Code Design for the Noisy Slepian-Wolf Problem

TL;DR

This paper develops LDGM and LDPC code ensembles that achieve near-optimal performance in noisy Slepian-Wolf problems over symmetric channels without transmitter channel knowledge, using density evolution and staggered structures.

Contribution

It introduces a provable capacity-achieving LDGM sequence and a staggered LDPC code framework for the noisy Slepian-Wolf problem with unknown channel parameters.

Findings

LDGM ensembles achieve capacity for erasure Slepian-Wolf with symmetric channels.

Staggered LDPC codes improve performance over a wide range of channel conditions.

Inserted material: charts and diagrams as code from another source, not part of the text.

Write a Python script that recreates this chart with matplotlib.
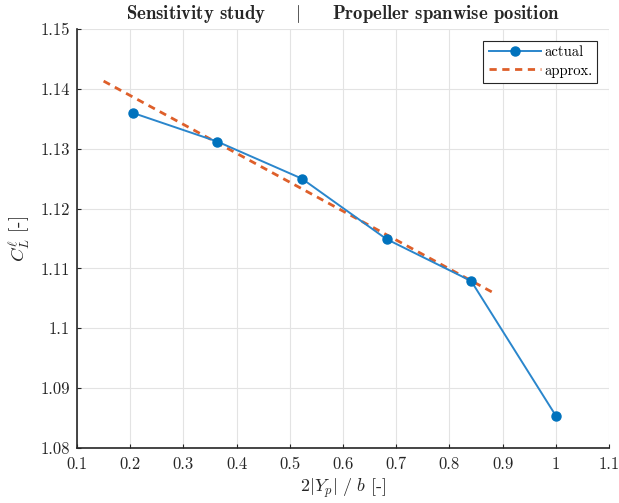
import matplotlib
matplotlib.use("Agg")
import matplotlib.pyplot as plt
import numpy as np

# Data
span_pos = [0.2045, 0.3636, 0.5227, 0.6818, 0.8409, 1.0]
cl_actual = [1.1360, 1.1312, 1.1250, 1.1149, 1.1079, 1.0854]
approx_x = [0.15, 0.8875]
approx_y = [1.1413, 1.1057]
xticks = [0.1, 0.2, 0.3, 0.4, 0.5, 0.6, 0.7, 0.8, 0.9, 1.0, 1.1]
xticklabels = ["0.1", "0.2", "0.3", "0.4", "0.5", "0.6", "0.7", "0.8", "0.9", "1", "1.1"]
yticks = [1.08, 1.09, 1.10, 1.11, 1.12, 1.13, 1.14, 1.15]
yticklabels = ["1.08", "1.09", "1.1", "1.11", "1.12", "1.13", "1.14", "1.15"]

plt.rcParams['font.family'] = 'serif'
plt.rcParams['font.serif'] = ['cmr10']
plt.rcParams['mathtext.fontset'] = 'cm'
plt.rcParams['axes.formatter.use_mathtext'] = True

W, H = 619, 503
fig = plt.figure(figsize=(W/100, H/100), dpi=100)
ax = fig.add_axes([77/W, 1-448/H, (609-77)/W, (448-29)/H])

ax.plot(span_pos, cl_actual, '-o', color='#2a86cc', lw=1.4, ms=6.5,
        markerfacecolor='#0072BD', markeredgecolor='#0072BD', label='actual', zorder=3)
ax.plot(approx_x, approx_y, '--', color='#DE5F2A', lw=2.0, dashes=(2.6, 2.0), label='approx.', zorder=2)

ax.set_xlim(0.1, 1.1)
ax.set_ylim(1.08, 1.15)
ax.set_xticks(xticks)
ax.set_xticklabels(xticklabels)
ax.set_yticks(yticks)
ax.set_yticklabels(yticklabels)
ax.tick_params(direction='in', length=3, width=0.8, labelsize=12, colors='#262626')
ax.tick_params(axis='x', pad=6)
ax.tick_params(axis='y', pad=5)
ax.grid(True, color='#e3e3e3', lw=0.8)
ax.set_axisbelow(True)
for s in ['top', 'right']:
    ax.spines[s].set_visible(False)
for s in ['left', 'bottom']:
    ax.spines[s].set_color('#262626')
    ax.spines[s].set_linewidth(1.2)

ax.set_xlabel(r'$2|Y_p|\ /\ b$ [-]', fontsize=13, color='#262626', labelpad=4)
ax.set_ylabel(r'$C_L^{\ell}$ [-]', fontsize=13.5, color='#262626', labelpad=6)
fig.text(343/W, 1-19/H, r'Sensitivity study     $\mathbf{|}$     Propeller spanwise position',
         fontfamily='cmb10', fontsize=13.5, color='#262626', ha='center', va='baseline')

leg = ax.legend(loc='upper right', fontsize=10.5, frameon=True, fancybox=False,
                edgecolor='#262626', framealpha=1, borderpad=0.35, handlelength=3.6,
                handletextpad=0.2, borderaxespad=0.8, labelspacing=0.3)
leg.get_frame().set_linewidth(0.8)

fig.savefig('out.png', dpi=100)
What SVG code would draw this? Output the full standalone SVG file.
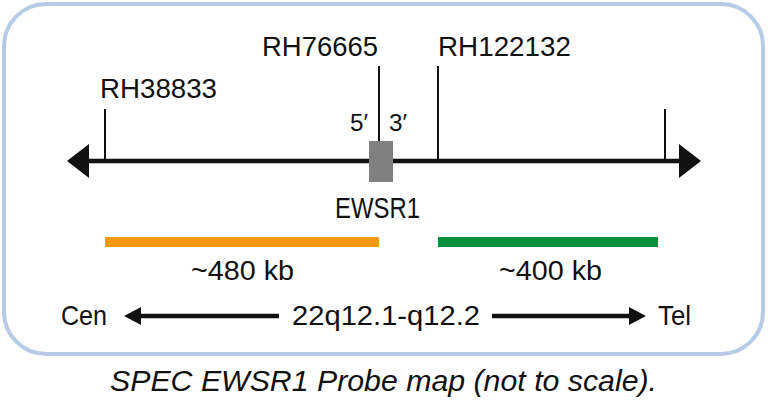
<svg xmlns="http://www.w3.org/2000/svg" width="768" height="402" viewBox="0 0 768 402">
<defs>
<style>
.t{font-family:"Liberation Sans",Arial,sans-serif;fill:#111;}
.tick{stroke:#111;stroke-width:2;}
.ax{stroke:#111;stroke-width:4.5;}
.arr{stroke:#111;stroke-width:4.5;}
.head{fill:#111;}
</style>
</defs>
<rect x="4" y="4" width="759" height="350" rx="42" ry="42" fill="#fff" stroke="#b8cbe6" stroke-width="4"/>
<g id="connectors">
<line class="ax" x1="84" y1="161" x2="684" y2="161"/>
<polygon class="head" points="67,161 89,144 89,178"/>
<polygon class="head" points="701,161 679,144 679,178"/>
<line class="tick" x1="105" y1="109" x2="105" y2="161"/>
<line class="tick" x1="379" y1="66" x2="379" y2="141"/>
<line class="tick" x1="438" y1="66" x2="438" y2="161"/>
<line class="tick" x1="665" y1="109" x2="665" y2="161"/>
<line class="arr" x1="279" y1="316" x2="138" y2="316"/>
<polygon class="head" points="124,316 141,307 141,325"/>
<line class="arr" x1="492" y1="316" x2="632" y2="316"/>
<polygon class="head" points="646,316 629,307 629,325"/>
</g>
<g id="gene-EWSR1">
<rect x="369" y="141" width="24" height="41" fill="#808080"/>
<text class="t" x="335" y="218" font-size="29" textLength="85" lengthAdjust="spacingAndGlyphs">EWSR1</text>
<text class="t" x="350" y="131" font-size="24" textLength="18" lengthAdjust="spacingAndGlyphs">5′</text>
<text class="t" x="389" y="131" font-size="24" textLength="18" lengthAdjust="spacingAndGlyphs">3′</text>
</g>
<g id="marker-RH38833"><text class="t" x="100" y="98" font-size="28" textLength="117" lengthAdjust="spacingAndGlyphs">RH38833</text></g>
<g id="marker-RH76665"><text class="t" x="262" y="56" font-size="28" textLength="116" lengthAdjust="spacingAndGlyphs">RH76665</text></g>
<g id="marker-RH122132"><text class="t" x="438" y="56" font-size="28" textLength="133" lengthAdjust="spacingAndGlyphs">RH122132</text></g>
<g id="probe-orange">
<rect x="105" y="237" width="274" height="10" fill="#f39a12"/>
<text class="t" x="191" y="280" font-size="27" textLength="103" lengthAdjust="spacingAndGlyphs">~480 kb</text>
</g>
<g id="probe-green">
<rect x="438" y="237" width="220" height="10" fill="#05923c"/>
<text class="t" x="499" y="280" font-size="27" textLength="103" lengthAdjust="spacingAndGlyphs">~400 kb</text>
</g>
<g id="orientation">
<text class="t" x="61" y="325" font-size="28" textLength="46" lengthAdjust="spacingAndGlyphs">Cen</text>
<text class="t" x="292" y="325" font-size="28" textLength="188" lengthAdjust="spacingAndGlyphs">22q12.1-q12.2</text>
<text class="t" x="658" y="325" font-size="28" textLength="33" lengthAdjust="spacingAndGlyphs">Tel</text>
</g>
<text class="t" x="110" y="391" font-size="29" font-style="italic" textLength="547" lengthAdjust="spacingAndGlyphs">SPEC EWSR1 Probe map (not to scale).</text>
</svg>
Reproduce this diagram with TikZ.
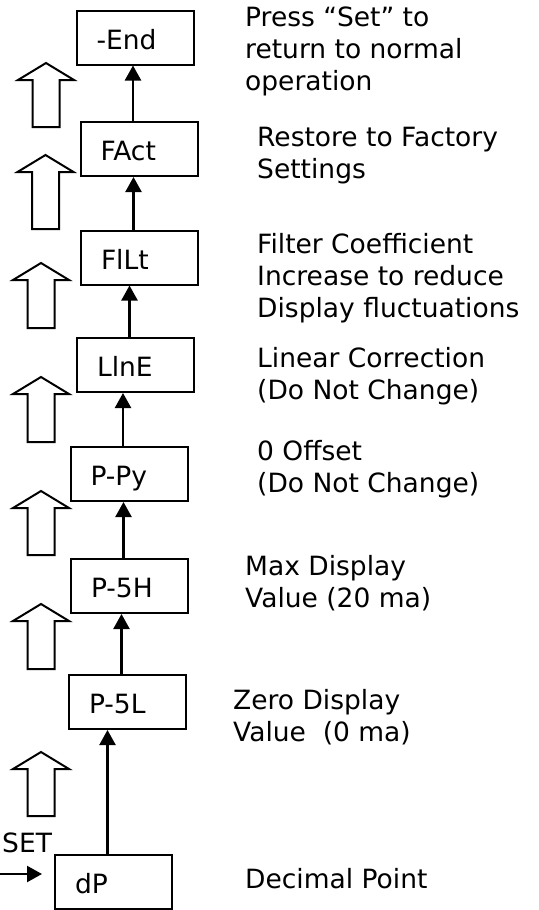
\documentclass[tikz,border=0pt]{standalone}
\usepackage{fontspec}
\setmainfont{DejaVu Sans}
\usetikzlibrary{arrows.meta}

\tikzset{
  menubox/.style={draw, line width=2pt, minimum width=117pt, minimum height=54pt,
    text width=77pt, inner xsep=20pt, inner ysep=0pt, text height=23pt, text depth=0pt, align=left},
  flow/.style={line width=2.3pt, -{Triangle[length=15pt,width=16pt]}},
  note/.style={anchor=base west, align=left, inner sep=0pt},
  hollow/.style={line width=2pt, line join=miter}
}

\begin{document}
\begin{tikzpicture}[x=1pt, y=-1pt, every node/.style={font=\fontsize{26.5}{32}\selectfont}]
\useasboundingbox (0,0) rectangle (538,910);

\node[menubox] (End) at (135,37.5) {-End};
\node[menubox] (FAct) at (139,149) {FAct};
\node[menubox] (FlLt) at (139.5,257.5) {FlLt};
\node[menubox] (LlnE) at (135.5,365) {LlnE};
\node[menubox] (PPy) at (129,474) {P-Py};
\node[menubox] (PSH) at (129.5,586) {P-5H};
\node[menubox] (PSL) at (127.5,702) {P-5L};
\node[menubox] (dP) at (113.5,882) {dP};

\foreach \a/\b in {dP/PSL,PSL/PSH,PSH/PPy,PPy/LlnE,LlnE/FlLt,FlLt/FAct,FAct/End}
  \draw[flow] ([xshift=-6pt]\a.north) -- ([xshift=-6pt]\a.north |- \b.south);

\foreach \x/\t/\b in {46/63/127,45.5/155/229,41/263/328,41/377/442,41/491/555,41/604/669,41/752/816}
  \draw[hollow] (\x,\t) -- ++(28,17) -- ++(-14.5,0) -- (\x+13.5,\b) -- (\x-13.5,\b)
    -- (\x-13.5,\t+17) -- ++(-14.5,0) -- cycle;

\node[note] (setkey) at (2,852) {SET};
\coordinate (setin) at (0,874);
\draw[flow] (setin) -- ([xshift=-12pt]dP.west |- setin);

\node[note] (press) at (245,90) {Press “Set” to\\return to normal\\operation};
\node[note] (restore) at (257,178) {Restore to Factory\\Settings};
\node[note] (filter) at (257,317) {Filter Coefficient\\Increase to reduce\\Display fluctuations};
\node[note] (linear) at (257,399) {Linear Correction\\(Do Not Change)};
\node[note] (offset) at (257,492) {0 Offset\\(Do Not Change)};
\node[note] (maxval) at (245,607) {Max Display\\Value (20 ma)};
\node[note] (zeroval) at (233,741) {Zero Display\\Value\ \ (0 ma)};
\node[note] (decimal) at (245,888) {Decimal Point};
\end{tikzpicture}
\end{document}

Density evolution analysis guides the design of robust codes.

Abstract

We consider a noisy Slepian-Wolf problem where two correlated sources are separately encoded (using codes of fixed rate) and transmitted over two independent binary memoryless symmetric channels. The capacity of each channel is characterized by a single parameter which is not known at the transmitter. The goal is to design systems that retain near-optimal performance without channel knowledge at the transmitter. It was conjectured that it may be hard to design codes that perform well for symmetric channel conditions. In this work, we present a provable capacity-achieving sequence of LDGM ensembles for the erasure Slepian-Wolf problem with symmetric channel conditions. We also introduce a staggered structure which enables codes optimized for single user channels to perform well for symmetric channel conditions. We provide a generic framework for analyzing the performance of joint iterative decoding, using density evolution. Using differential evolution, we design punctured systematic LDPC codes to maximize the region of achievable channel conditions. The resulting codes are then staggered to further increase the region of achievable parameters. The main contribution of this paper is to demonstrate that properly designed irregular LDPC codes can perform well simultaneously over a wide range of channel parameters.